ÇİN'E KARŞI TAVIR ALIŞTA BİDEN-TRUMP FARKI YOK
Ticaret savaşları, küresel ekonomi şampiyonluğunu yapan ABD'yi neomerkantilizm olarak niteleyebileceğimiz korumacı tedbirler almaya sevk etti. Çeşitli tedbirlerle Çin mallarının ABD'ye girişine mâni olunmaya başlandı. Huawey'e uygulanan yasak, TIC TOCK kararı, Çin elektrikli otomobillerine konulan ağır vergiler vd uygulamalar ticaret savaşının ne kadar çetin geçmekte olduğuna işaret ediyor. Geçen sene ABD, Çin'i gerileterek en büyük alımını Meksika'dan yaptı. Rusya'nın düşmanlaştırılması ve Rusya-Ukrayna savaşının tezgahlanması, Avrupa'nın enerji açısından ABD'ye bağımlı kılınmasını sağladı. Bu aynı zamanda Çin'in Avrupa'ya ulaşan Kuzey ticaret hattını işlemez hale getirdi. Orta kuşak ise, Karadeniz ve Kafkasya'daki çeşitli istikrarsızlıklar ve çatışmalarla güvensiz kılınmaya çalışılıyor. Nihayet deniz hattı, Ortadoğu'daki savaşlarla tehdit altında. Kızıldeniz'in kapanması bunun en açık delili sayılmalıdır. Hasılı Çin'in ulaşım damarları, tedarik yolları zayıflatılıyor. Aslında bu uygulamalar Biden ile Trump arasında, Çin meselesinde esaslı bir farklılık olmadığına işaret ediyor.
ÇİN'DE MALİYET ARTIYOR
Çin çift yanlı bir baskı altında. Bir taraftan ABD ve müttefiklerinin baskılarıyla uğraşıyor. Kendisine karşı hayata geçirilen yasaklamaları çeşitli yollarla aşmanın derdinde. Diğer taraftan üretiminde sağladığı kalite artışı Çin'de de maliyetleri arttıyor. Çin'de sağlanan ekonomik kalkınma, her sanayileşmiş toplumda görüldüğü üzere, iç tüketim odağında tatminsiz bir orta sınıflaşmaya yol açmış durumda. Çin nüfusu hızla azalıyor ve yaşlanıyor. Bu da hem maliyetleri arttırıyor ve verimlilikleri azaltıyor. Yakın zamanlarda Çin'den sermaye kaçışı başladı. Çin karar alıcıları bu süreci, yani sermaye çıkışını kendi çıkarları doğrultusunda yönetmenin derdinde. Nihayet Çin, bunca derdinin arasında muhtemel bir Pasifik savaşına da hazırlanmak; bunun için de ekonomisini şu veya bu derecede savaşcıllaştırmak zorunda.

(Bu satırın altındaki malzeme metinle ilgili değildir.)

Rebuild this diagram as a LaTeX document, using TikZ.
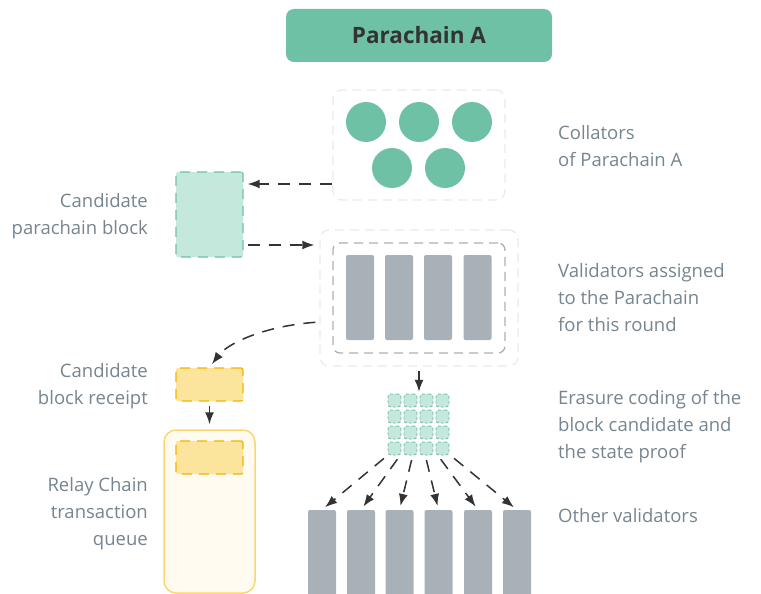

"SERMAYE AFRİKA'YA TAŞINACAK, KAVGA AFRİKA'DA KOPACAK"
Doğrusu ekonomiyi siyasal-hukûkî kararlarla baskılamak bir yere kadar mümkün olabilir. Ekonomik üstünlükleri hâlâ elinde tutan Çin, şöyle veya böyle kendisine bir çıkış yolu bulacaktır. Bunun da ABD'nin ve AB'nin daha da sertleşmesine, militarist tedbirlerini daha da keskinleştirmesine sebebiyet vereceğini tahmin etmek zor olmasa gerekir. Sermaye yeniden ABD'ye veya daha genel olarak Batı'ya dönmeyecektir. Çin'in orkestrasyonunda veya değil, gideceği yeni kıt'anın Afrika olacağını tahmin ediyorum. Bu da kavganın Kara Kıt'aya taşınacağına işâret ediyor.
Hasılı manzara kararıyor. Çok alamet belirdi. Hegel, “Savaş dünyanın üzerinde biriken karabulutları dağıtır” derken bunu anlatıyordu.